When he was Chancellor of the Exchequer, George Osborne talked big about encouraging 'investment' in the British economy, and did a lot to persuade foreign firms to buy control of utilities companies and thereafter drain the profits into their own [alien] coffers.
Today's papers report that with the transfer of the South-West Trains franchise to a foreign company, 75% of all UK railway operation will be in foreign hands. There will be minimalist requirements for the new franchisee - like all the others - to invest minimally in trains and stations, but they are free to import the components from their own preferred suppliers.
One indicator of why train travel is increasing is also in the news today, in that one-sixth of the roads for which hard-pressed local authorities are responsible is becoming so badly scarred by pot-holes and subsidence and loss of surface material that they will have to be closed in the next couple of years. They will be too unsafe to use; and local authorities can't afford to insure themselves to meet damage suffered by cars and their human contents due to the ill-maintained state of the roads.
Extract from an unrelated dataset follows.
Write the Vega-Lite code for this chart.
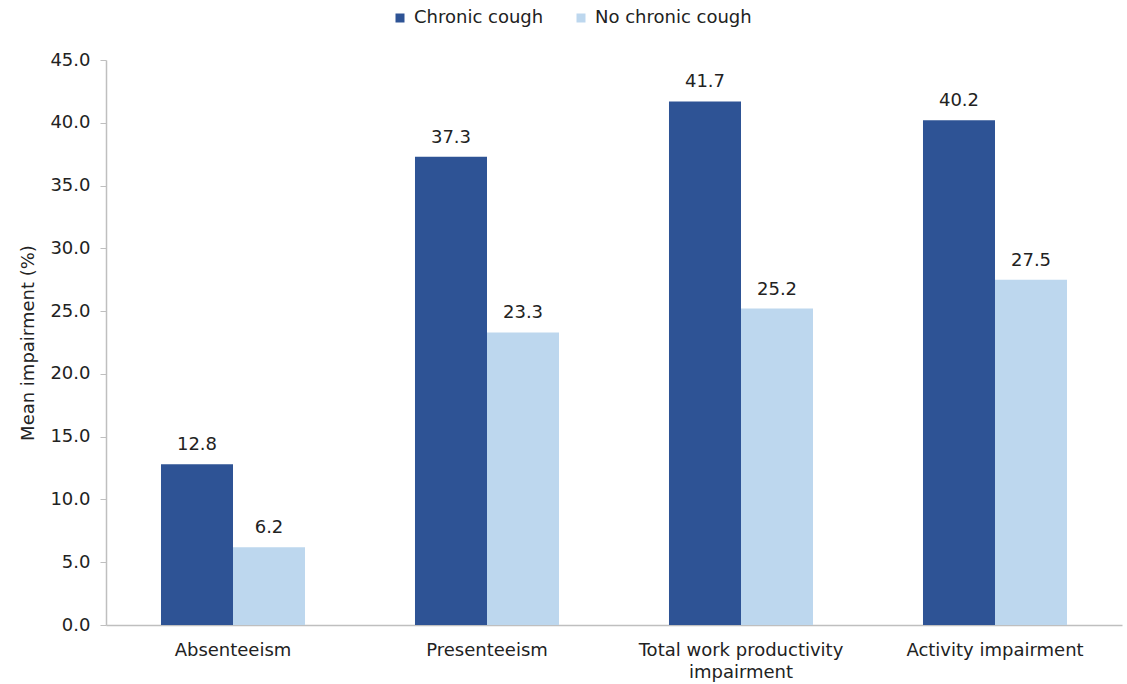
{
  "$schema": "https://vega.github.io/schema/vega-lite/v6.json",
  "autosize": "none",
  "width": 1016,
  "height": 565,
  "padding": {"left": 106, "top": 60, "right": 5, "bottom": 59},
  "background": "white",
  "config": {
    "view": {"stroke": null},
    "font": "DejaVu Sans",
    "text": {"font": "DejaVu Sans"}
  },
  "data": {
    "values": [
      {"measure": "Absenteeism", "group": "Chronic cough", "value": 12.8},
      {"measure": "Absenteeism", "group": "No chronic cough", "value": 6.2},
      {"measure": "Presenteeism", "group": "Chronic cough", "value": 37.3},
      {"measure": "Presenteeism", "group": "No chronic cough", "value": 23.3},
      {"measure": "Total work productivity impairment", "group": "Chronic cough", "value": 41.7},
      {"measure": "Total work productivity impairment", "group": "No chronic cough", "value": 25.2},
      {"measure": "Activity impairment", "group": "Chronic cough", "value": 40.2},
      {"measure": "Activity impairment", "group": "No chronic cough", "value": 27.5}
    ]
  },
  "encoding": {
    "x": {
      "field": "measure",
      "type": "nominal",
      "sort": ["Absenteeism", "Presenteeism", "Total work productivity impairment", "Activity impairment"],
      "scale": {"paddingInner": 0.433, "paddingOuter": 0.2165},
      "axis": {
        "title": null,
        "labelAngle": 0,
        "ticks": false,
        "domainColor": "#bfbfbf",
        "domainWidth": 1.5,
        "labelFont": "DejaVu Sans",
        "labelFontSize": 18,
        "labelColor": "#222222",
        "labelPadding": 16,
        "labelLineHeight": 22,
        "labelLimit": 400,
        "labelExpr": "datum.value == 'Total work productivity impairment' ? ['Total work productivity', 'impairment'] : datum.value"
      }
    },
    "xOffset": {
      "field": "group",
      "type": "nominal",
      "sort": ["Chronic cough", "No chronic cough"],
      "scale": {"paddingInner": 0, "paddingOuter": 0}
    },
    "y": {
      "field": "value",
      "type": "quantitative",
      "scale": {"domain": [0, 45], "nice": false},
      "axis": {
        "title": "Mean impairment (%)",
        "titleFont": "DejaVu Sans",
        "titleFontSize": 18,
        "titleFontWeight": "normal",
        "titleColor": "#222222",
        "titlePadding": 12,
        "values": [0, 5, 10, 15, 20, 25, 30, 35, 40, 45],
        "format": ".1f",
        "grid": false,
        "domainColor": "#bfbfbf",
        "domainWidth": 1.5,
        "tickColor": "#bfbfbf",
        "tickSize": 6,
        "labelFont": "DejaVu Sans",
        "labelFontSize": 18,
        "labelColor": "#222222",
        "labelPadding": 10
      }
    }
  },
  "layer": [
    {
      "mark": {"type": "bar"},
      "encoding": {
        "color": {
          "field": "group",
          "type": "nominal",
          "sort": ["Chronic cough", "No chronic cough"],
          "scale": {"domain": ["Chronic cough", "No chronic cough"], "range": ["#2E5395", "#BDD7EE"]},
          "legend": {
            "title": null,
            "orient": "none",
            "direction": "horizontal",
            "legendX": 285,
            "legendY": -51,
            "symbolType": "square",
            "symbolSize": 81,
            "symbolStrokeWidth": 0,
            "labelFont": "DejaVu Sans",
            "labelFontSize": 18,
            "labelColor": "#222222",
            "labelOffset": 5,
            "columnPadding": 28
          }
        }
      }
    },
    {
      "mark": {"type": "text", "baseline": "bottom", "dy": -10, "fontSize": 18, "color": "#222222", "font": "DejaVu Sans"},
      "encoding": {
        "text": {"field": "value", "type": "quantitative", "format": ".1f"}
      }
    }
  ]
}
It is also announced that as more licenses to construct and run offshore windmills to produce electric power are offered, with subsidies for their construction and operation, alien firms are expected to get most of the contracts. Thus most of the construction materials, control systems and cabling will be imported; and the UK will again be paying aliens to cash-in for years to come.
Meanwhile, today's media are presenting in-depth analysis of the fine of £42 million on BT for awful service to their corporate clients in 2012-15: for which they are required to pay £300 million in compensation [which BT has hitherto shirked from paying]. The more formal operational separation of BT from its 'wholesale' provider of services to rival telecoms companies - Open Reach - is only now going ahead [in 2017]; and is a half-cock separation because nobody wants to take the risk of separating the pension rights of Open Reach staff from those in the larger pot of BT pensions funds which have a state guarantee arising from the privatisation process. The provision of first-rate broadband connection for both retail and wholesale users is recognised to be the most important item in the nation's infrastructure that is woefully inadequate. It is vastly more essential than the white elephant HS2 railway and new nuclear power plant on which the government has preferred to place their guarantees of funding [and implicitly of future subsidy, so that alien 'investors' can be guaranteed a flow of funds to siphon off from the firms to which British users will have to pay their dues].
It is also noted today that the government and their quango for decommissioning old nuclear power plant have badly bodged a tendering process, and are now having to prepare to pay compensation for mismanaging the process to the tenderers as they also prepare to have to pay more for the replacement contracts.
The above are just five stories from one day's news: and there are more!
Interest rates have been at rock bottom throughout the tenure of the Tory-Lib coalition and of the Tories, since 2010. Billions of pounds could have been borrowed by state-guaranteed companies to update the railways, the roads, trunk telecoms, and electricity supply and distribution. Millions of council houses, housing association properties and buy-to-let homes could have been built with the mix of funding that was used by the Conservative governments in the nineteen-fifties [enabling the Housing Minister, Harold MacMillan, to assert that he had hit the target of 400,000 homes built in one year: and go on to be Prime Minister].
The claque who are rooting for President Trump to fail are rubbing their hands with glee every time he mentions massive borrowing to fund infrastructure investment. Given that he has made his pile as an investor in material construction, one could expect him to be more sure-footed in this area that he has been with immigration or health care. We can but wait and see!